VAULT, 20 years on Main Street, virtual annual meeting planned

Newspaper clipping from the opening of Gallery at the VAULT, Dec., 2001. Photo provided

SPRINGFIELD, Vt. – As soon as I walked in the door of Gallery at the VAULT, I knew Nina had been there recently. A new order of pottery had taken a multi-level center stage with a single wooden spoon set, just so. Her displays draw your attention to the glass cases of jewelry, the quilted table runners draped in the inner vault, the seasonal displays in the window. Painted sap buckets and welcome signs stand next to jugs of maple syrup. Sculptured wire trees and paintings grace the walls nearby, and glass birds overlook their artful habitats.

Gallery at the VAULT is celebrating its 20th year on 68 Main Street in Springfield. I asked Nina to write her reflections on the founding of VAULT (Visual Art Using Local Talent) for interested readers to read.

Nina and her husband Herb will be moving soon. You are invited to stop into the Vault to write your good wishes in a book they’ll take with them. You are also invited to join Gallery at the VAULT’s 20th Anniversary Virtual Annual Meeting on April 12 at 5 p.m. Sign up on and you’ll be sent the Zoom link.

Thank you Nina and all of the community members who make Springfield the creative, active community that it is.


Written by Diane Kemble, VAULT Board Member.


The following are the aforementioned reflections by Nina Jamison:


Reflections from Nina Jamison, founder, Gallery at the VAULT

How do you measure the success of a project, a business, or a personal goal?

VAULT first opened in December, 2001. That’s 20 years on Main Street. A measure of success for sure, but what were the building blocks that led to success?

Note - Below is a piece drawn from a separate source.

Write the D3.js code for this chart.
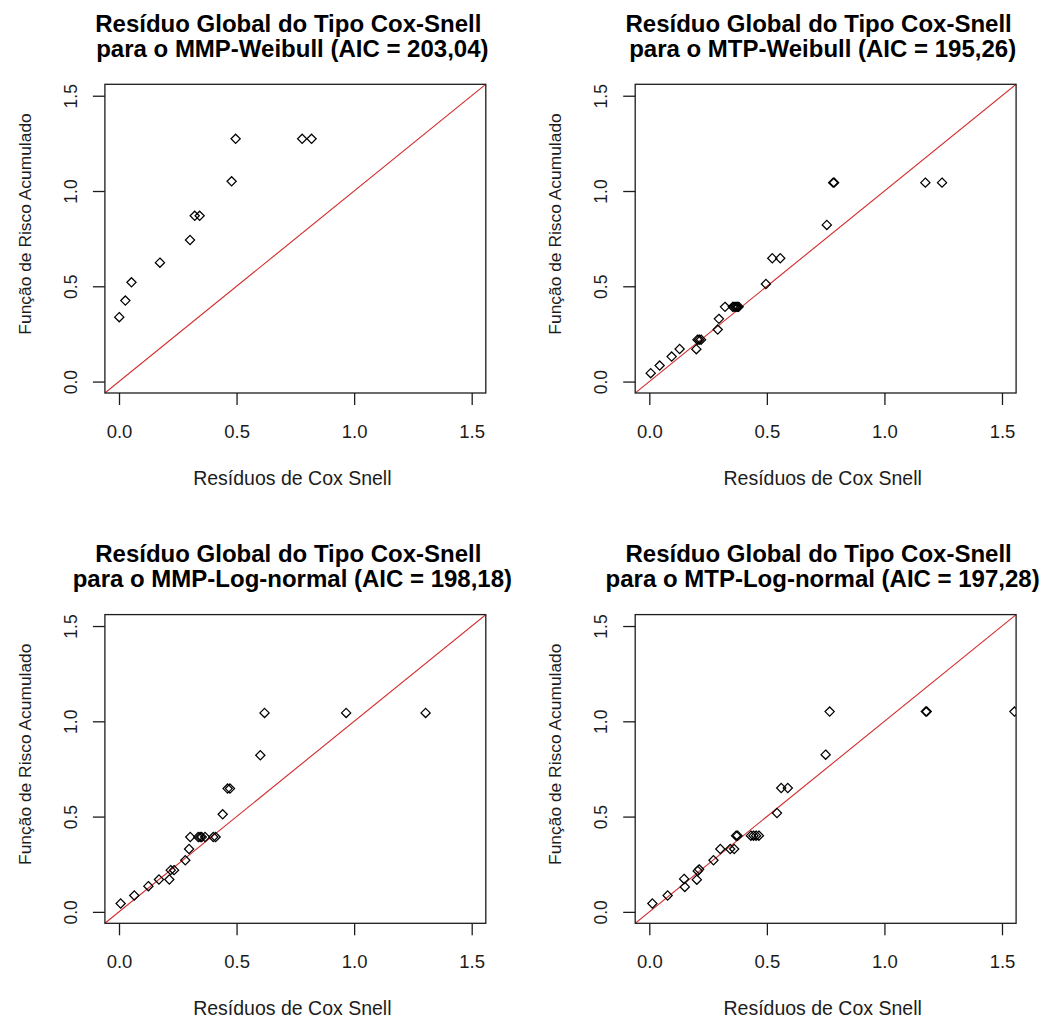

In my case, having no experience creating a permanent art venue worked in my favor. I had no negative preconceptions of what wouldn’t work and relied on my vision and enthusiasm and the compelling goal of helping to improve the perception of downtown. In October of 2000, a Main Street art project, “Windows on the Arts,” was created and, with eventual financial help from Springfield Savings and Loan and the Springfield Historical Society, the first Art Window was installed in Furman’s department store.

Start small but think big. “Windows,” was the first building block. A goal was realized and it built confidence.

The second building block is enthusiasm that inspires others. A permanent art space was unlocked at a meeting with Steve Greene who owned 68 Main Street.

The third building block is commitment and the sweat equity of volunteers. Local businesses, which were supportive with in-kind materialsm and people willing to do the unglamorous job of ripping down ceilings and ripping up rugs, were all integral in creating a beautiful venue for art.

In November of 2009, VAULT was honored by Gov. James Douglas with its designation as an official State Craft Center. VAULT was the first new art center to gain this designation since the VT Arts Council initiated the process in 1993.

Faces and titles have changed, but VAULT has stayed true to the original mission – encouraging an appreciation of the visual arts and providing opportunities for learning and participating in the creative process.

I am awed by the continued dedication and creativity of our volunteers.

I am very proud of what I initiated and prouder still of the continued creativity and dedication of VAULT’s staff and volunteers.